Some market commentators have suggested a cooling off is in prospect for prime central London property citing reduced bonus payments, higher taxes and the generally poor state of the UK economy. However at Black Brick we believe that for the right property in the right area competition remains extremely fierce – and see few reasons why this should change dramatically in the coming months given the major support for prime property comes from international investors to whom the vagaries of the UK economy matter little.

As Liam Bailey, head of residential research at Knight Frank, explains: “Residential investment makes a lot of sense over the long-term. In most locations supply of property either keeps pace or falls short of demand. Most high-net-worth investors tend to cluster around the best locations in the world, which provides its own support.

This view is backed by a number of recent deals in which fierce competition has resulted in sealed bids. Camilla Dell, Black Brick Managing Partner, says: “This remains a market in which first mover advantage can often be key and we continue to add value to our clients by exploiting our industry contacts and experience to facilitate property viewings before properties hit the open market. A wealth of experience and expertise in negotiation has also proven crucial in securing properties for our clients in recent weeks despite strong competition.

Prime rental market prospects look good

According to the Association of Residential Lettings Agents (ARLA) there are simply not enough rental properties to meet demand. According to ARLA 59% of its members reported more tenants than properties available in the first quarter of 2010. This compares to 41% and 24% for the last two quarters respectively.

Meanwhile the rental market in prime central London continues to be very well supported. Savills estimates that rents in prime central London rose 2.8% in the first calendar quarter of 2010 – taking rental values some 5.1% higher than twelve months ago. Yields may not look extravagantly high by historical standards but in the context of low bank deposit rates and artificially low gilt yields there are clear benefits. Importantly, rental rates are now rising.

The stock of available properties to rent in prime central London is still extremely limited. With private sector demand increasing due to the continued difficulty in raising mortgage finance and with the corporate rental market boosted by the return to profitability in the financial sector in particular, the outlook for potential buy-to-let landlords over the mediumterm certainly looks promising.
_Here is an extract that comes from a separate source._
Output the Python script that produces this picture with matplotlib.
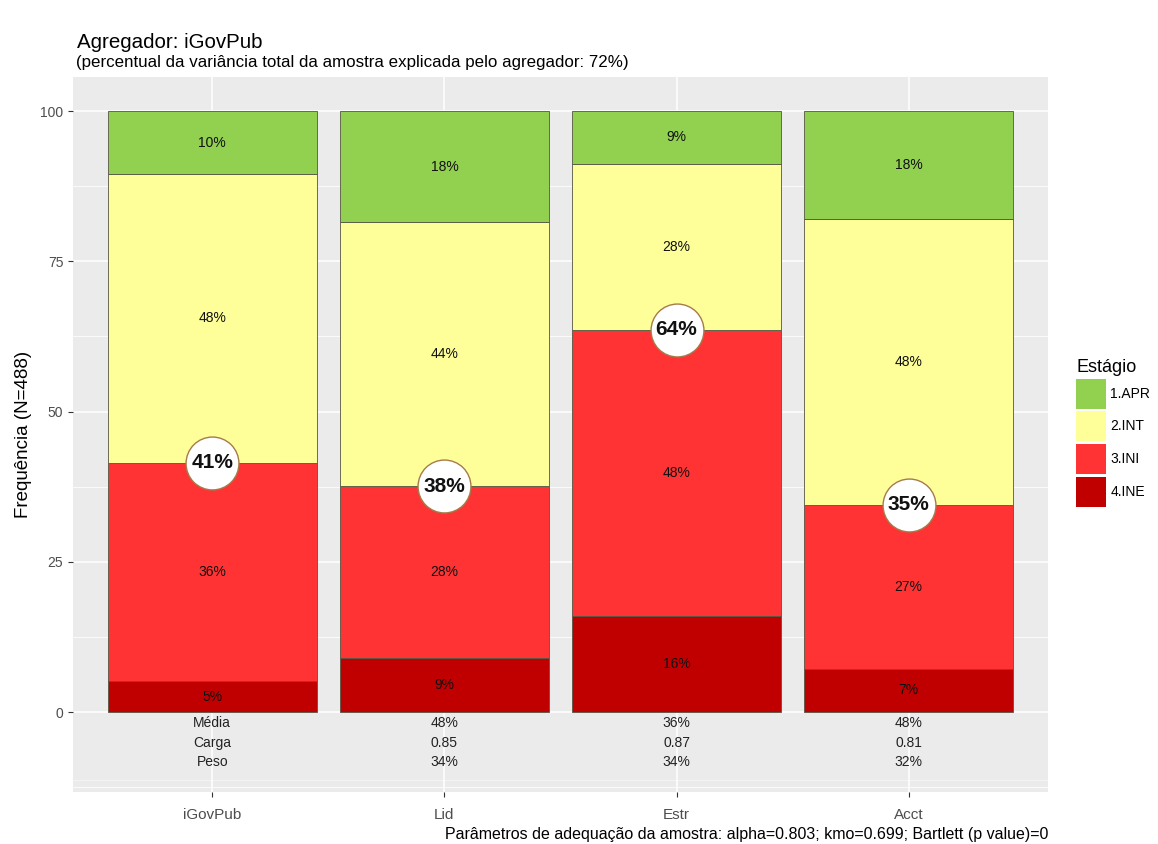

In further good news for potential prime central London landlords the government has undertaken to quadruple the threshold of annual rental income covered by assured shorthold tenancies (ASTs) to £100,000. ASTs provide a legal structure for the protection for both tenants and landlords.

Politicians play football with property

Elsewhere, the incumbent Labour government announced in its last budget before the May general election that the nil stamp duty threshold would be extended from £125,00 to £250,000 and that this would be financed by a hike in stamp duty at the top end from 4% to 5% on house sales over £1m effective April 2011. Such populist showboating will do virtually nothing for residential property within the nation’s capital where the average house price is £243,000. Should the increase in the higher rate of stamp duty become law the most significant impact is likely to be no more than higher transaction volumes in the run up to the cut-off date at the expense of the period immediately after its inception.

Indeed, the general election is likely to impact property decisions for domestic buyers of prime central London property to a far greater degree than the international buyers who are the market’s major buyers and who are taking a long-term view. Short of a prolonged cancellation of flights into UK airspace due to the Icelandic volcanic eruption preventing viewings – there appears little on the immediate horizon to suggest that international investor’s desire for prime central London will cool.